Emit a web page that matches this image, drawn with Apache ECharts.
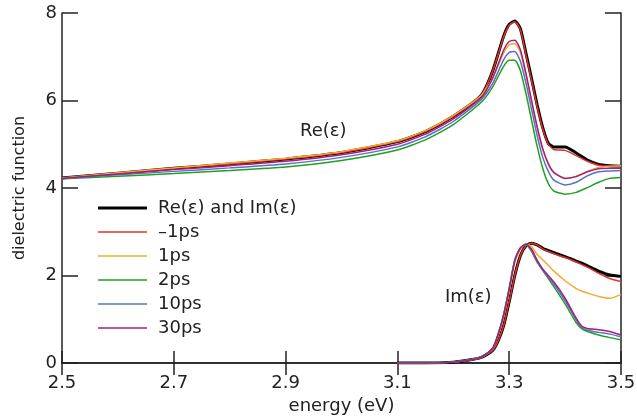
<!DOCTYPE html>
<html>
<head>
<meta charset="utf-8">
<script src="https://cdn.jsdelivr.net/npm/echarts@6/dist/echarts.min.js"></script>
<style>html,body{margin:0;padding:0;background:#fff}#c{width:637px;height:417px}</style>
</head>
<body>
<div id="c"></div>
<script>
// ---- data ----
const xTicks = [2.5, 2.7, 2.9, 3.1, 3.3, 3.5];
const yTicks = [0, 2, 4, 6, 8];
const legendNames = ['Re(\u03b5) and Im(\u03b5)', '\u20131ps', '1ps', '2ps', '10ps', '30ps'];

const energyRe = [2.5,2.6,2.7,2.8,2.9,3.0,3.1,3.15,3.2,3.25,3.27,3.29,3.30,3.31,3.32,3.33,3.34,3.35,3.36,3.37,3.38,3.40,3.42,3.44,3.46,3.48,3.5];
const reBlack   = [4.23,4.34,4.45,4.55,4.66,4.81,5.06,5.29,5.64,6.12,6.66,7.47,7.74,7.82,7.64,7.08,6.50,5.90,5.38,5.02,4.94,4.94,4.80,4.64,4.54,4.51,4.50];
const reM1ps    = [4.23,4.34,4.45,4.55,4.66,4.81,5.06,5.29,5.64,6.12,6.66,7.45,7.72,7.80,7.62,7.04,6.46,5.86,5.35,5.00,4.88,4.86,4.74,4.61,4.52,4.50,4.50];
const re1ps     = [4.23,4.35,4.46,4.57,4.68,4.83,5.08,5.31,5.66,6.12,6.50,7.08,7.27,7.30,7.10,6.58,5.98,5.38,4.88,4.55,4.36,4.22,4.27,4.38,4.47,4.50,4.51];
const re2ps     = [4.21,4.27,4.33,4.40,4.48,4.63,4.87,5.10,5.45,5.96,6.30,6.78,6.92,6.92,6.68,6.16,5.55,4.95,4.45,4.10,3.93,3.86,3.90,4.01,4.13,4.22,4.24];
const re10ps    = [4.22,4.30,4.38,4.46,4.55,4.70,4.94,5.17,5.52,6.02,6.38,6.93,7.10,7.12,6.90,6.40,5.80,5.20,4.70,4.38,4.18,4.07,4.13,4.28,4.37,4.39,4.40];
const re30ps    = [4.22,4.32,4.42,4.51,4.61,4.76,5.00,5.23,5.58,6.07,6.50,7.15,7.35,7.38,7.16,6.62,6.00,5.40,4.90,4.55,4.35,4.22,4.26,4.37,4.44,4.45,4.45];

const energyIm = [3.1,3.15,3.2,3.22,3.25,3.27,3.28,3.29,3.30,3.31,3.32,3.33,3.34,3.35,3.36,3.38,3.40,3.42,3.43,3.44,3.46,3.48,3.5];
const imBlack   = [0,0,0.02,0.05,0.13,0.28,0.50,0.85,1.40,2.00,2.45,2.68,2.74,2.70,2.62,2.52,2.43,2.33,2.28,2.22,2.10,2.01,1.98];
const imM1ps    = [0,0,0.02,0.05,0.13,0.28,0.50,0.85,1.40,2.00,2.45,2.68,2.74,2.70,2.61,2.50,2.41,2.31,2.25,2.19,2.05,1.93,1.86];
const im1ps     = [0,0,0.02,0.05,0.13,0.32,0.62,1.05,1.65,2.30,2.60,2.72,2.66,2.48,2.36,2.10,1.88,1.70,1.64,1.60,1.52,1.48,1.57];
const im2ps     = [0,0,0.02,0.05,0.13,0.33,0.65,1.10,1.70,2.35,2.63,2.70,2.55,2.30,2.12,1.74,1.35,0.92,0.78,0.72,0.64,0.58,0.53];
const im10ps    = [0,0,0.02,0.05,0.13,0.33,0.65,1.10,1.70,2.35,2.63,2.71,2.58,2.32,2.12,1.80,1.42,0.98,0.81,0.75,0.70,0.66,0.60];
const im30ps    = [0,0,0.02,0.05,0.13,0.33,0.65,1.10,1.70,2.35,2.63,2.72,2.60,2.35,2.15,1.85,1.48,1.02,0.84,0.79,0.76,0.72,0.64];

// ---- build ----
const FONT = '"DejaVu Sans", Verdana, sans-serif';
const colors = ['#000000', '#e0302a', '#f7a733', '#22a022', '#5a72c4', '#a0207e'];
const widths = [3, 1.5, 1.5, 1.5, 1.5, 1.5];
const reSets = [reBlack, reM1ps, re1ps, re2ps, re10ps, re30ps];
const imSets = [imBlack, imM1ps, im1ps, im2ps, im10ps, im30ps];

function pairs(xs, ys) { return xs.map((x, i) => [x, ys[i]]); }

const series = [];
for (let k = 0; k < 6; k++) {
  const common = {
    type: 'line', name: legendNames[k], symbol: 'none', smooth: 0.2,
    lineStyle: { color: colors[k], width: widths[k] }, itemStyle: { color: colors[k] },
    z: 2 + k, animation: false
  };
  series.push(Object.assign({}, common, { data: pairs(energyRe, reSets[k]) }));
  series.push(Object.assign({}, common, { data: pairs(energyIm, imSets[k]) }));
}

const legendData = legendNames.map((n, k) => ({
  name: n,
  icon: k === 0 ? 'path://M0,0H49V3H0Z' : 'path://M0,0H49V1.6H0Z',
  itemStyle: { color: colors[k], borderWidth: 0 }
}));

const axisLine = { show: true, lineStyle: { color: '#222', width: 1.5 } };
const chart = echarts.init(document.getElementById('c'), null, { renderer: 'canvas' });
chart.setOption({
  animation: false,
  backgroundColor: '#fff',
  grid: { left: 62, right: 16, top: 13, bottom: 54, containLabel: false, outerBoundsMode: 'none' },
  legend: {
    data: legendData, orient: 'vertical', left: 98, top: 199, padding: 0,
    itemWidth: 49, itemHeight: 18, itemGap: 6, symbolKeepAspect: true,
    textStyle: { fontFamily: FONT, fontSize: 18, color: '#222', padding: [0, 0, 0, 6] }
  },
  xAxis: [
    { type: 'value', min: xTicks[0], max: xTicks[xTicks.length - 1], interval: 0.2, position: 'bottom',
      name: 'energy (eV)', nameLocation: 'middle', nameGap: 34,
      nameTextStyle: { fontFamily: FONT, fontSize: 18, color: '#222' },
      axisLine: axisLine, axisTick: { inside: true, length: 12, lineStyle: { color: '#222', width: 1.5 } },
      axisLabel: { fontFamily: FONT, fontSize: 18, color: '#222', margin: 11, formatter: v => v.toFixed(1) },
      splitLine: { show: false } },
    { type: 'value', min: xTicks[0], max: xTicks[xTicks.length - 1], interval: 0.2, position: 'top',
      axisLine: axisLine, axisTick: { inside: true, length: 12, lineStyle: { color: '#222', width: 1.5 } },
      axisLabel: { show: false }, splitLine: { show: false } }
  ],
  yAxis: [
    { type: 'value', min: yTicks[0], max: yTicks[yTicks.length - 1], interval: 2, position: 'left',
      name: 'dielectric function', nameLocation: 'middle', nameGap: 34,
      nameTextStyle: { fontFamily: FONT, fontSize: 16, color: '#222' },
      axisLine: axisLine, axisTick: { inside: true, length: 16, lineStyle: { color: '#222', width: 1.5 } },
      axisLabel: { fontFamily: FONT, fontSize: 18, color: '#222', margin: 5 },
      splitLine: { show: false } },
    { type: 'value', min: yTicks[0], max: yTicks[yTicks.length - 1], interval: 2, position: 'right',
      axisLine: axisLine, axisTick: { inside: true, length: 16, lineStyle: { color: '#222', width: 1.5 } },
      axisLabel: { show: false }, splitLine: { show: false } }
  ],
  graphic: [
    { type: 'text', left: 300, top: 122, style: { text: 'Re(\u03b5)', font: '18px ' + FONT, fill: '#222' } },
    { type: 'text', left: 445, top: 288, style: { text: 'Im(\u03b5)', font: '18px ' + FONT, fill: '#222' } }
  ],
  series: series
});
</script>
</body>
</html>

(SHORT PROBLEM): Could the lines from the top of the material through the line with "const legendNames = ['Re(\u03b5)" be repeated exactly, pictures left out?

(REPLY TO THE EXERCISE):
Emit a web page that matches this image, drawn with Apache ECharts.
<!DOCTYPE html>
<html>
<head>
<meta charset="utf-8">
<script src="https://cdn.jsdelivr.net/npm/echarts@6/dist/echarts.min.js"></script>
<style>html,body{margin:0;padding:0;background:#fff}#c{width:637px;height:417px}</style>
</head>
<body>
<div id="c"></div>
<script>
// ---- data ----
const xTicks = [2.5, 2.7, 2.9, 3.1, 3.3, 3.5];
const yTicks = [0, 2, 4, 6, 8];
const legendNames = ['Re(\u03b5) and Im(\u03b5)', '\u20131ps', '1ps', '2ps', '10ps', '30ps'];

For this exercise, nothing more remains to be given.